With the BJP government's decision to hike reservation for SC and ST communities remaining vulnerable as it exceeds the 50% cap fixed by the Supreme Court, the opposition, especially the Congress, is likely to raise the issue. The reservation related demand by various communities like Panchamasalis and Vokkaligas is likely to be raised by members from both opposition and treasury bench sides. Also, the internal reservation issue among Scheduled Castes is also likely to come up for discussion.
During the session that begins on Monday, December 19, the issues related to northern Karnataka will also be discussed, Bommai said talking to reporters in Hubballi. Reacting to the agitation by the Maharashtra Ekikaran Samiti in Belagavi on the border dispute, the Chief Minister said the organisation had been indulging in such activities for the past 50 years. The state government knows how to control the group and the same is being done to keep MES under check, he said. The MES is a pressure group fighting for the merger of Belagavi with Maharashtra by reasoning that the district has a large Marathi-speaking population.

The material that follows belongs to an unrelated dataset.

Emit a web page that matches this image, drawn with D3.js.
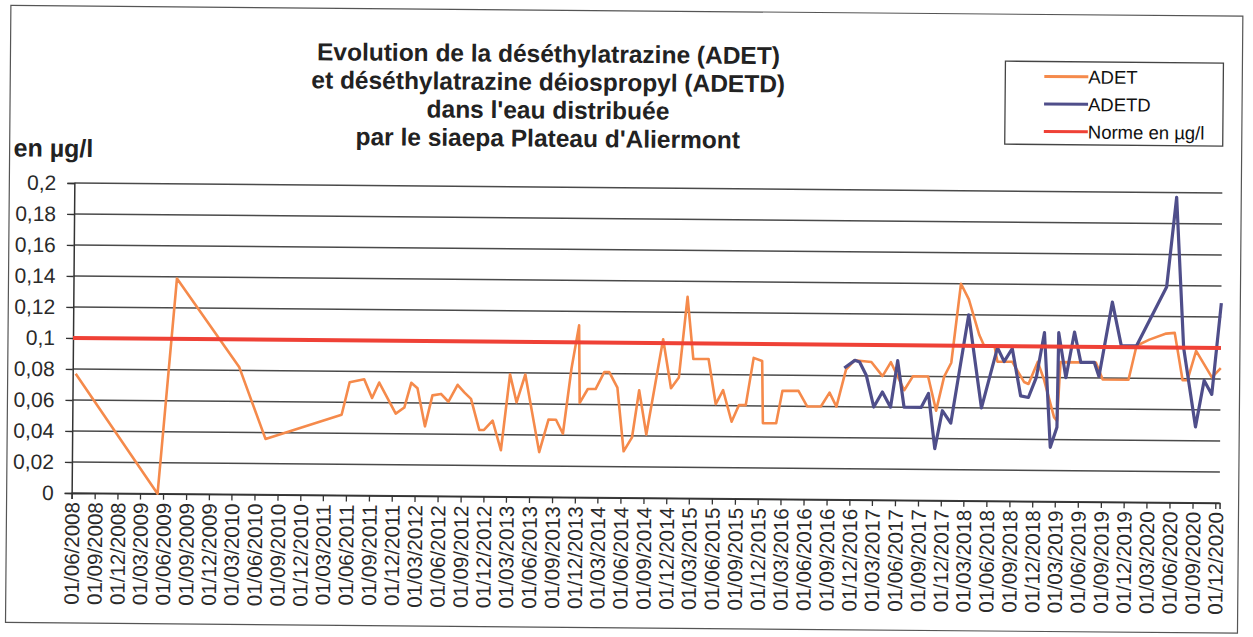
<!DOCTYPE html>
<html><head><meta charset="utf-8">
<script src="https://cdn.jsdelivr.net/npm/d3@7"></script>
<style>
body{margin:0;background:#fff;}
svg{display:block;font-family:"Liberation Sans",Arial,sans-serif;}
</style>
</head><body>
<svg id="c" width="1253" height="637"></svg>
<script>
// ---------- data ----------
const titleLines = [
  "Evolution de la déséthylatrazine (ADET)",
  "et déséthylatrazine déiospropyl (ADETD)",
  "dans l'eau distribuée",
  "par le siaepa Plateau d'Aliermont"
];
const yUnitLabel = "en µg/l";
const seriesNames = ["ADET", "ADETD", "Norme en µg/l"];

const adetDates = ["2008-06-13","2009-05-10","2009-07-19","2010-03-28","2010-07-13","2011-05-12","2011-06-12","2011-08-09","2011-09-10","2011-10-08",
"2011-12-14","2012-01-17","2012-02-13","2012-03-09","2012-04-09","2012-05-08","2012-06-11","2012-07-11","2012-08-16","2012-09-13",
"2012-10-09","2012-11-12","2012-12-01","2013-01-04","2013-02-07","2013-03-13","2013-04-09","2013-05-13","2013-07-10","2013-08-15",
"2013-09-14","2013-10-12","2013-11-13","2013-12-12","2013-12-17","2014-01-18","2014-02-18","2014-03-24","2014-04-13","2014-05-16",
"2014-06-12","2014-07-15","2014-08-11","2014-09-10","2014-11-13","2014-12-16","2015-01-16","2015-02-17","2015-03-14","2015-05-14",
"2015-06-13","2015-07-12","2015-08-16","2015-09-14","2015-10-11","2015-11-10","2015-12-14","2015-12-19","2016-02-10","2016-03-05",
"2016-05-08","2016-06-12","2016-08-06","2016-09-09","2016-10-07","2016-11-13","2016-12-16","2017-02-22","2017-04-08","2017-05-11",
"2017-06-07","2017-07-04","2017-08-07","2017-10-07","2017-11-09","2017-12-10","2018-01-07","2018-02-12","2018-03-16","2018-04-28",
"2018-05-18","2018-06-28","2018-07-10","2018-09-07","2018-10-25","2018-11-12","2018-12-18","2019-01-13","2019-02-23","2019-03-07",
"2019-03-19","2019-08-07","2019-09-04","2019-12-16","2020-01-16","2020-03-07","2020-05-13","2020-06-16","2020-07-19","2020-08-07",
"2020-09-10","2020-11-13","2020-12-18"];
const adetValues = [0.077,0,0.139,0.082,0.036,0.052,0.073,0.075,0.063,0.073,
0.053,0.057,0.073,0.0695,0.045,0.065,0.066,0.061,0.072,0.067,
0.063,0.043,0.043,0.049,0.030,0.079,0.061,0.079,0.029,0.050,
0.050,0.041,0.083,0.111,0.061,0.070,0.070,0.081,0.081,0.071,
0.030,0.039,0.0695,0.041,0.1025,0.071,0.078,0.130,0.090,0.090,
0.061,0.070,0.0497,0.0605,0.0605,0.091,0.089,0.049,0.049,0.070,
0.070,0.060,0.060,0.069,0.060,0.084,0.090,0.089,0.080,0.089,
0.080,0.071,0.080,0.080,0.058,0.080,0.089,0.140,0.130,0.107,
0.100,0.100,0.090,0.090,0.077,0.0757,0.090,0.0785,0.0545,0.052,
0.090,0.090,0.079,0.079,0.101,0.105,0.109,0.1095,0.079,0.079,
0.098,0.081,0.087];

const adetdDates = ["2016-11-06","2016-12-18","2017-01-06","2017-02-02","2017-03-05","2017-04-08","2017-05-11","2017-06-07","2017-07-04","2017-09-10",
"2017-10-09","2017-11-05","2017-12-04","2018-01-07","2018-03-16","2018-05-09","2018-07-10","2018-08-06","2018-09-07","2018-10-12",
"2018-11-12","2018-12-13","2019-01-13","2019-02-09","2019-03-07","2019-03-11","2019-04-10","2019-05-13","2019-06-08","2019-08-01",
"2019-08-20","2019-10-10","2019-11-16","2020-01-16","2020-05-13","2020-06-19","2020-07-22","2020-09-10","2020-10-13","2020-11-13",
"2020-12-18"];
const adetdValues = [0.085,0.090,0.089,0.0805,0.060,0.0697,0.060,0.090,0.060,0.060,
0.069,0.0335,0.058,0.050,0.120,0.060,0.099,0.090,0.0985,0.068,
0.067,0.080,0.109,0.035,0.048,0.109,0.080,0.1095,0.090,0.090,
0.081,0.129,0.101,0.101,0.139,0.197,0.100,0.049,0.079,0.070,
0.129];

const normeDates = ["2008-06-01","2020-12-18"];
const normeValues = [0.1, 0.1];

const xStart = "2008-06-01", xEnd = "2020-12-18", xLastTick = "2020-12-02";
const yTicks = [0,0.02,0.04,0.06,0.08,0.1,0.12,0.14,0.16,0.18,0.2];

// ---------- drawing ----------
const parse = d3.timeParse("%Y-%m-%d");
const colors = {adet:"#F58A4B", adetd:"#4F4E8A", norme:"#EF4136"};
const svg = d3.select("#c");
const root = svg.append("g").attr("transform","rotate(0.5 645 340)");

const x = d3.scaleTime().domain([parse(xStart), parse(xEnd)]).range([73,1221]);
const y = d3.scaleLinear().domain([0,0.2]).range([498,188]);

// frame
root.append("rect").attr("x",8).attr("y",11).attr("width",1232).attr("height",617)
  .attr("fill","none").attr("stroke","#555").attr("stroke-width",1.2);

// gridlines
root.append("g").selectAll("line").data(yTicks).join("line")
  .attr("x1",x.range()[0]).attr("x2",x.range()[1])
  .attr("y1",d=>y(d)).attr("y2",d=>y(d))
  .attr("stroke","#4a4a4a").attr("stroke-width",1.5);

// y axis
const yAxis = root.append("g").attr("transform",`translate(${x.range()[0]},0)`)
  .call(d3.axisLeft(y).tickValues(yTicks).tickSize(7).tickPadding(11)
    .tickFormat(d=>d3.format("~g")(d).replace(".",",")));
yAxis.select(".domain").attr("stroke","#333").attr("stroke-width",1.5);
yAxis.selectAll(".tick line").attr("stroke","#333").attr("stroke-width",1.3);
yAxis.selectAll("text").attr("font-size",21).attr("fill","#2a2a2a").attr("font-family","Liberation Sans, Arial, sans-serif");

// x axis
const xTicks = d3.timeMonth.range(parse(xStart), parse(xLastTick), 3);
const xAxis = root.append("g").attr("transform",`translate(0,${y(0)})`)
  .call(d3.axisBottom(x).tickValues(xTicks).tickSize(6).tickFormat(d3.timeFormat("%d/%m/%Y")));
xAxis.select(".domain").attr("stroke","#333").attr("stroke-width",1.5);
xAxis.selectAll(".tick line").attr("stroke","#333").attr("stroke-width",1.3);
xAxis.selectAll("text")
  .attr("font-size",20.5).attr("fill","#2a2a2a").attr("font-family","Liberation Sans, Arial, sans-serif")
  .attr("text-anchor","end").attr("transform","rotate(-90)")
  .attr("x",-9).attr("y",0).attr("dy","0.36em");

// series
const mk = (ds,vs)=>ds.map((d,i)=>({date:parse(d), v:vs[i]}));
const line = d3.line().x(d=>x(d.date)).y(d=>y(d.v));
root.append("path").datum(mk(adetDates,adetValues)).attr("d",line)
  .attr("fill","none").attr("stroke",colors.adet).attr("stroke-width",2.6).attr("stroke-linejoin","round");
root.append("path").datum(mk(adetdDates,adetdValues)).attr("d",line)
  .attr("fill","none").attr("stroke",colors.adetd).attr("stroke-width",3.2).attr("stroke-linejoin","round");
root.append("path").datum(mk(normeDates,normeValues)).attr("d",line)
  .attr("fill","none").attr("stroke",colors.norme).attr("stroke-width",4);

// title
root.append("g").selectAll("text").data(titleLines).join("text")
  .attr("x",546).attr("y",(d,i)=>63+i*28.2)
  .attr("text-anchor","middle").attr("font-size",24.5).attr("font-weight","bold").attr("fill","#222")
  .text(d=>d);

// unit label
root.append("text").attr("x",12).attr("y",162).attr("font-size",25).attr("font-weight","bold")
  .attr("fill","#222").text(yUnitLabel);

// legend
const lg = root.append("g");
lg.append("rect").attr("x",1003).attr("y",58).attr("width",218).attr("height",83)
  .attr("fill","#fff").attr("stroke","#444").attr("stroke-width",1.3);
const legColors = [colors.adet, colors.adetd, colors.norme];
const rows = lg.selectAll("g.row").data(seriesNames).join("g").attr("class","row")
  .attr("transform",(d,i)=>`translate(0,${73+i*27.5})`);
rows.append("line").attr("x1",1042).attr("x2",1086).attr("y1",0).attr("y2",0)
  .attr("stroke",(d,i)=>legColors[i]).attr("stroke-width",3);
rows.append("text").attr("x",1086).attr("y",0).attr("dy","0.36em")
  .attr("font-size",18.5).attr("fill","#111").text(d=>d);
</script>
</body></html>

The winter session of the state legislature will begin at 'Suvarna Vidhana Soudha' in Belagavi amid the raging border dispute with neighbouring Maharashtra and around five months to go for Assembly elections in Karnataka. This will be the last session of the incumbent BJP government in the northern district headquarters town bordering Maharashtra. This session assumes importance for the Chief Minister Basavaraj Bommai-led administration, as only the joint session and budget session will be left before elections are announced. The polls are likely to be held by April-May 2023.
The 10-day session till December 30 is likely to be stormy as both the ruling and opposition sides are appeared to attack and counter each other on a host of issues. The opposition parties are likely to corner the government on issues like alleged corruption and scams in various departments, voter data theft scandal, the border dispute and its handling by the government, law and order situation with incidents of communal flare-up and cooker blast in Mangaluru, farmers' demands including an increase in fair and remunerative price (FRP) for sugarcane.

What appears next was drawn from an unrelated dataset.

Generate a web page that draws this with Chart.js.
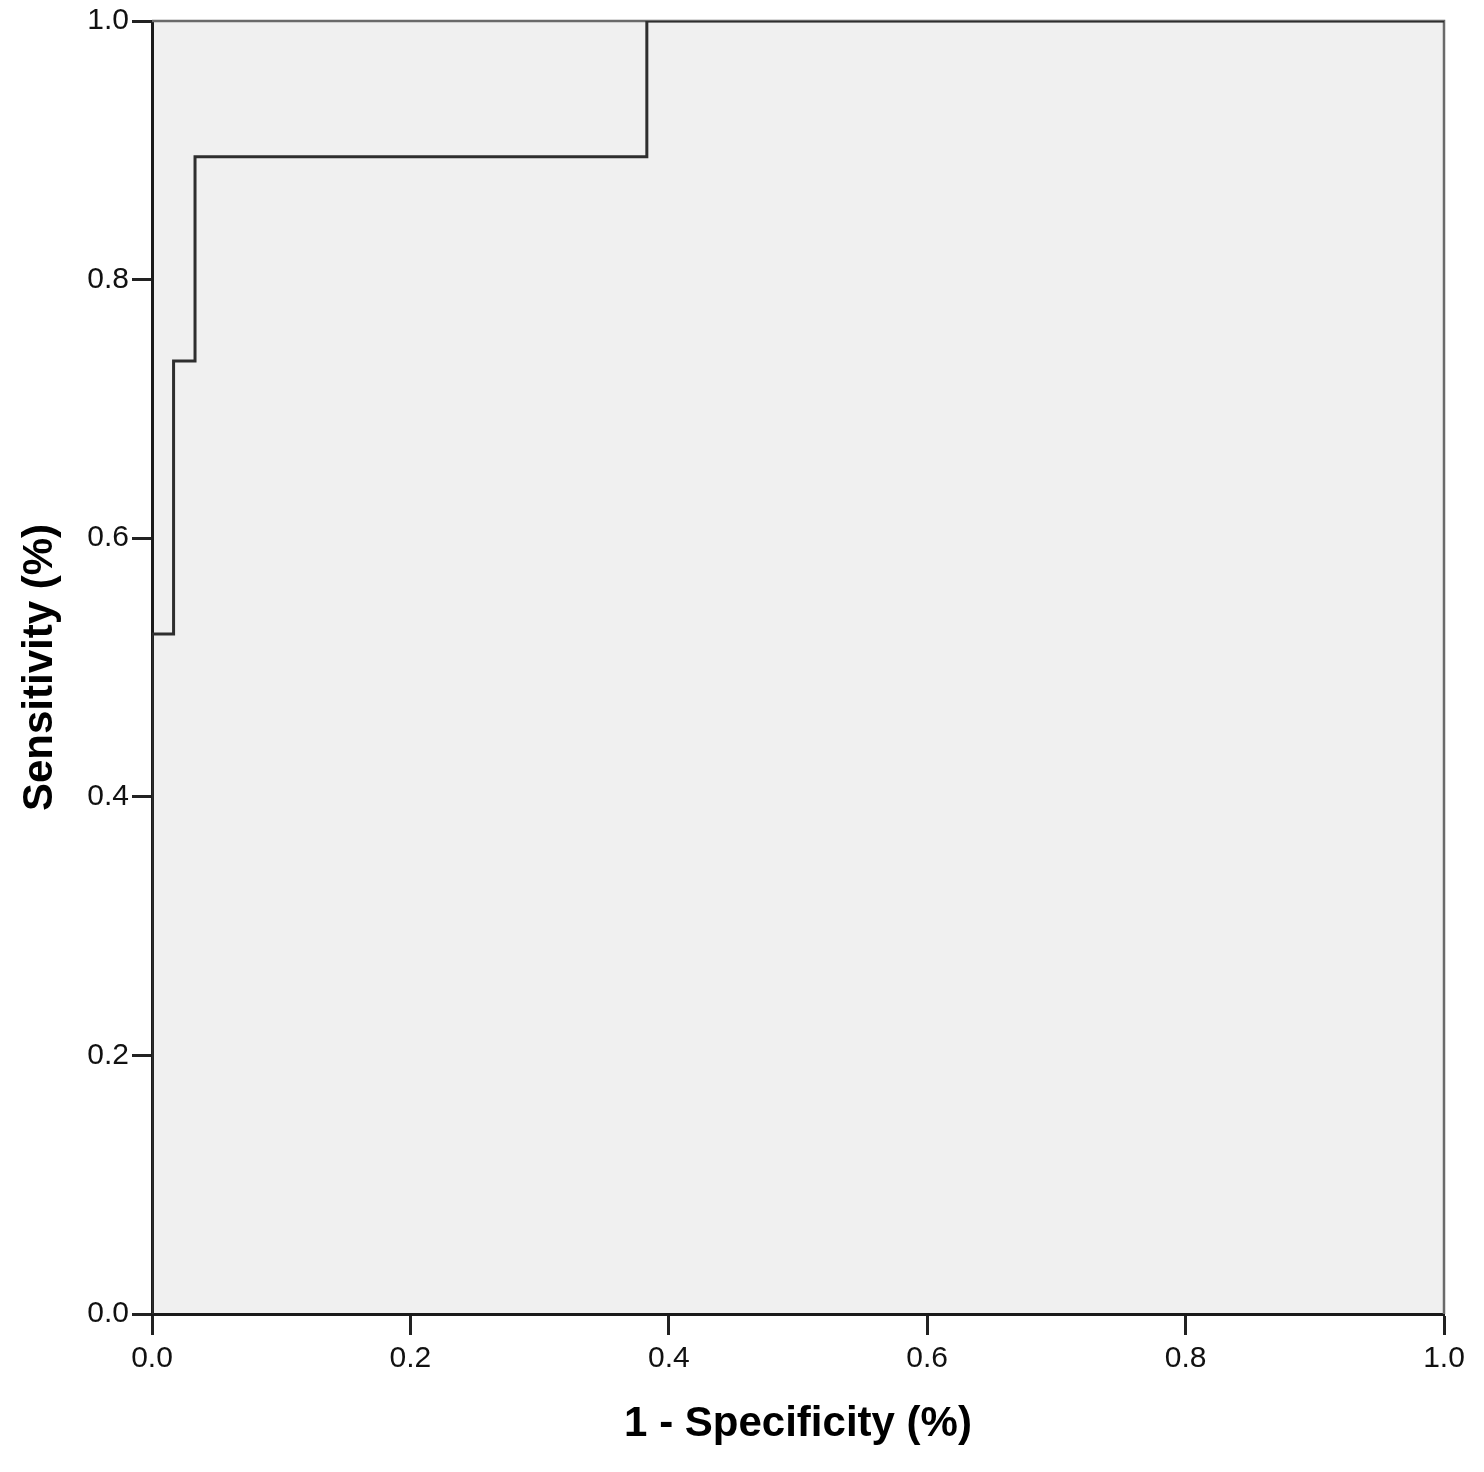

With elections round the corner, the opposition parties are also likely to target the government on the issue of governance, unfulfilled promises made in the manifesto ahead of 2018 polls, and infrastructure woes in several urban areas, especially Bengaluru, due to torrential rains and deluge caused by them.
Speaker Vishweshwar Hegde Kageri has said six Bills are likely to be discussed during the session. Of the six draft laws to be taken up for discussion and approval, four are new ones. Two Bills including the Kannada Comprehensive Development Bill, were already tabled in the previous session in Bengaluru.
Besides, the session is being held amid the raging border dispute with the trigger being the possible hearing on the issue in the Supreme Court, on a suit filed by Maharashtra. The row had intensified in the last couple of weeks, with vehicles from either side being targeted, leaders from both states weighing in, and pro-Kannada and Marathi activists being detained by police amid a tense atmosphere in Belagavi.
Maharashtra claims Belagavi and some nearby places belong to it. Stepping in to defuse the border tensions, Union Home Minister Amit Shah on December 14 held a meeting with chief ministers of the two states and asked them to set up a six-member joint ministerial panel to address related issues and not make any claims till the Supreme Court pronounces its verdict on the dispute.
Belagavi, bordering Maharashtra, has been hosting legislature sessions once a year since 2006. As many as nine Winter sessions have been held in Belagavi in 16 years. Seven of them were held inside the Suvarna Soudha and two outside. Suvarna Vidhana Soudha, modelled on the Vidhana Soudha, the state secretariat in Bengaluru, was built as an assertion that Belagavi is an integral part of Karnataka.
It has been a long-standing demand of the people of north Karnataka to shift some government offices to Suvarna Vidhana Soudha, aimed at addressing regional imbalance, and for the benefit of citizens of the regions, who otherwise have to travel to Bengaluru.